(Dataset excerpts):

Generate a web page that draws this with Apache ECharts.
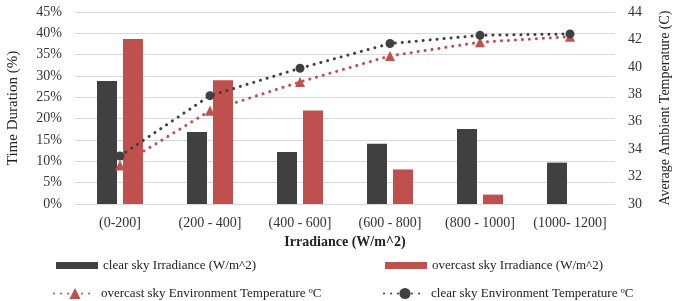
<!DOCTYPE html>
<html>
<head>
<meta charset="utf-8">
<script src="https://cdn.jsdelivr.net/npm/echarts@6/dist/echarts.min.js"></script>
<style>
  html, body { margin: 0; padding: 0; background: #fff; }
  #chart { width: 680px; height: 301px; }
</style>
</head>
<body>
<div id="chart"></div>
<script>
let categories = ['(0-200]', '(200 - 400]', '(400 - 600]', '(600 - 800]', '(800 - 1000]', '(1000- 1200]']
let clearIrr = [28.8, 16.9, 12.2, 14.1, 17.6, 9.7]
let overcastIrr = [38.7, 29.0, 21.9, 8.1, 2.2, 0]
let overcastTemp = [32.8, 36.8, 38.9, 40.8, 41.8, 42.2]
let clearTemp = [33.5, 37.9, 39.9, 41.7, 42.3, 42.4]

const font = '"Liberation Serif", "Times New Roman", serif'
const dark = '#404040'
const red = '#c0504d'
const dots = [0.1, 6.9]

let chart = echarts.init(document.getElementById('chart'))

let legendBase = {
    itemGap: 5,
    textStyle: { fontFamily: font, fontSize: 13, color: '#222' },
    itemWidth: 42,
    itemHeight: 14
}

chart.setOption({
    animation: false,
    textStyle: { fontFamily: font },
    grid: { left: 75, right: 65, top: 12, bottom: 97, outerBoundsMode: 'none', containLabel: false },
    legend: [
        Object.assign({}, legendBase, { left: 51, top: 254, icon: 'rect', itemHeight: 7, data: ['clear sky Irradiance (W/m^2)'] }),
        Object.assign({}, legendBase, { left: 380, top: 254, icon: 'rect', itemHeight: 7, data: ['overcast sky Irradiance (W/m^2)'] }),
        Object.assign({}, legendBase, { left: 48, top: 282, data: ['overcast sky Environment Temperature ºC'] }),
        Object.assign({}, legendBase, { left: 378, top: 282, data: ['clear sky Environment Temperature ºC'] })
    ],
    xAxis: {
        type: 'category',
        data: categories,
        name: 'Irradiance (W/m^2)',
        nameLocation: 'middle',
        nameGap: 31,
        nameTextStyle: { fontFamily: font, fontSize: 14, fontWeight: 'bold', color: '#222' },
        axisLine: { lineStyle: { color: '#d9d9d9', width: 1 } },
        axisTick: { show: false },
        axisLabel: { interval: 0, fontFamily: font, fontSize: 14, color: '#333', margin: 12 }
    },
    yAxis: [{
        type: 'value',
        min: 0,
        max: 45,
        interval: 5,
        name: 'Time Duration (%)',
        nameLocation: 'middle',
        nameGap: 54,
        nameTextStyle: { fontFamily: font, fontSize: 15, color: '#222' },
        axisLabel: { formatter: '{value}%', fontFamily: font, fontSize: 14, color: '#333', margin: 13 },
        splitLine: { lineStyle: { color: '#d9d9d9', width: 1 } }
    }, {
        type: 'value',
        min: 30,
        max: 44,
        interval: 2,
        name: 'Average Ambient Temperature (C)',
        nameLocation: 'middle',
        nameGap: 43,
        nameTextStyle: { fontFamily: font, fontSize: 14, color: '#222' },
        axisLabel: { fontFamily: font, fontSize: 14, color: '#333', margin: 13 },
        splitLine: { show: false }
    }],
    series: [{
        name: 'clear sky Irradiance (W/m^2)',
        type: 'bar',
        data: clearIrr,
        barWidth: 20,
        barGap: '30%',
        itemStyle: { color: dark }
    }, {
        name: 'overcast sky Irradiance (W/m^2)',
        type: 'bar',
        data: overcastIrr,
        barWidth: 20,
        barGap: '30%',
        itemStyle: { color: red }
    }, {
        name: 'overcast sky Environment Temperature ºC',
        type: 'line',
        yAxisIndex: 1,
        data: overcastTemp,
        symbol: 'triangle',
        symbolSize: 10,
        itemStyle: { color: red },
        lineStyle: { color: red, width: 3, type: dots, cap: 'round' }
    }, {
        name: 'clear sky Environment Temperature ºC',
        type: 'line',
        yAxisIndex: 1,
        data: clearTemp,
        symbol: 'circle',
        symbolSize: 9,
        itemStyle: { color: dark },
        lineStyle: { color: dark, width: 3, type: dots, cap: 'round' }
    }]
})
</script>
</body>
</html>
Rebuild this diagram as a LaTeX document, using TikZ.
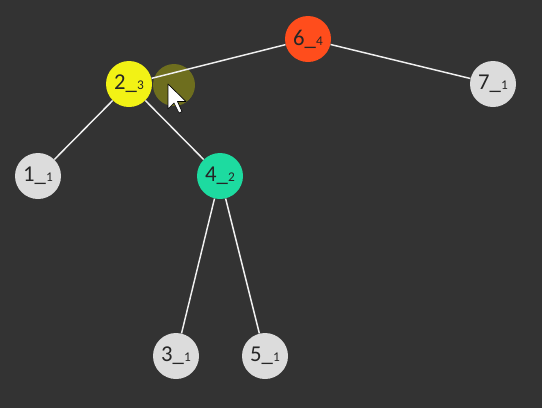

(Required task):
All of the material above needs to be restated exactly, with no pictures.

(The response):
Generate a web page that draws this with Apache ECharts.
<!DOCTYPE html>
<html>
<head>
<meta charset="utf-8">
<script src="https://cdn.jsdelivr.net/npm/echarts@6/dist/echarts.min.js"></script>
<style>
  html, body { margin: 0; padding: 0; background: #fff; }
  #chart { width: 680px; height: 301px; }
</style>
</head>
<body>
<div id="chart"></div>
<script>
let categories = ['(0-200]', '(200 - 400]', '(400 - 600]', '(600 - 800]', '(800 - 1000]', '(1000- 1200]']
let clearIrr = [28.8, 16.9, 12.2, 14.1, 17.6, 9.7]
let overcastIrr = [38.7, 29.0, 21.9, 8.1, 2.2, 0]
let overcastTemp = [32.8, 36.8, 38.9, 40.8, 41.8, 42.2]
let clearTemp = [33.5, 37.9, 39.9, 41.7, 42.3, 42.4]

const font = '"Liberation Serif", "Times New Roman", serif'
const dark = '#404040'
const red = '#c0504d'
const dots = [0.1, 6.9]

let chart = echarts.init(document.getElementById('chart'))

let legendBase = {
    itemGap: 5,
    textStyle: { fontFamily: font, fontSize: 13, color: '#222' },
    itemWidth: 42,
    itemHeight: 14
}

chart.setOption({
    animation: false,
    textStyle: { fontFamily: font },
    grid: { left: 75, right: 65, top: 12, bottom: 97, outerBoundsMode: 'none', containLabel: false },
    legend: [
        Object.assign({}, legendBase, { left: 51, top: 254, icon: 'rect', itemHeight: 7, data: ['clear sky Irradiance (W/m^2)'] }),
        Object.assign({}, legendBase, { left: 380, top: 254, icon: 'rect', itemHeight: 7, data: ['overcast sky Irradiance (W/m^2)'] }),
        Object.assign({}, legendBase, { left: 48, top: 282, data: ['overcast sky Environment Temperature ºC'] }),
        Object.assign({}, legendBase, { left: 378, top: 282, data: ['clear sky Environment Temperature ºC'] })
    ],
    xAxis: {
        type: 'category',
        data: categories,
        name: 'Irradiance (W/m^2)',
        nameLocation: 'middle',
        nameGap: 31,
        nameTextStyle: { fontFamily: font, fontSize: 14, fontWeight: 'bold', color: '#222' },
        axisLine: { lineStyle: { color: '#d9d9d9', width: 1 } },
        axisTick: { show: false },
        axisLabel: { interval: 0, fontFamily: font, fontSize: 14, color: '#333', margin: 12 }
    },
    yAxis: [{
        type: 'value',
        min: 0,
        max: 45,
        interval: 5,
        name: 'Time Duration (%)',
        nameLocation: 'middle',
        nameGap: 54,
        nameTextStyle: { fontFamily: font, fontSize: 15, color: '#222' },
        axisLabel: { formatter: '{value}%', fontFamily: font, fontSize: 14, color: '#333', margin: 13 },
        splitLine: { lineStyle: { color: '#d9d9d9', width: 1 } }
    }, {
        type: 'value',
        min: 30,
        max: 44,
        interval: 2,
        name: 'Average Ambient Temperature (C)',
        nameLocation: 'middle',
        nameGap: 43,
        nameTextStyle: { fontFamily: font, fontSize: 14, color: '#222' },
        axisLabel: { fontFamily: font, fontSize: 14, color: '#333', margin: 13 },
        splitLine: { show: false }
    }],
    series: [{
        name: 'clear sky Irradiance (W/m^2)',
        type: 'bar',
        data: clearIrr,
        barWidth: 20,
        barGap: '30%',
        itemStyle: { color: dark }
    }, {
        name: 'overcast sky Irradiance (W/m^2)',
        type: 'bar',
        data: overcastIrr,
        barWidth: 20,
        barGap: '30%',
        itemStyle: { color: red }
    }, {
        name: 'overcast sky Environment Temperature ºC',
        type: 'line',
        yAxisIndex: 1,
        data: overcastTemp,
        symbol: 'triangle',
        symbolSize: 10,
        itemStyle: { color: red },
        lineStyle: { color: red, width: 3, type: dots, cap: 'round' }
    }, {
        name: 'clear sky Environment Temperature ºC',
        type: 'line',
        yAxisIndex: 1,
        data: clearTemp,
        symbol: 'circle',
        symbolSize: 9,
        itemStyle: { color: dark },
        lineStyle: { color: dark, width: 3, type: dots, cap: 'round' }
    }]
})
</script>
</body>
</html>
Rebuild this diagram as a LaTeX document, using TikZ.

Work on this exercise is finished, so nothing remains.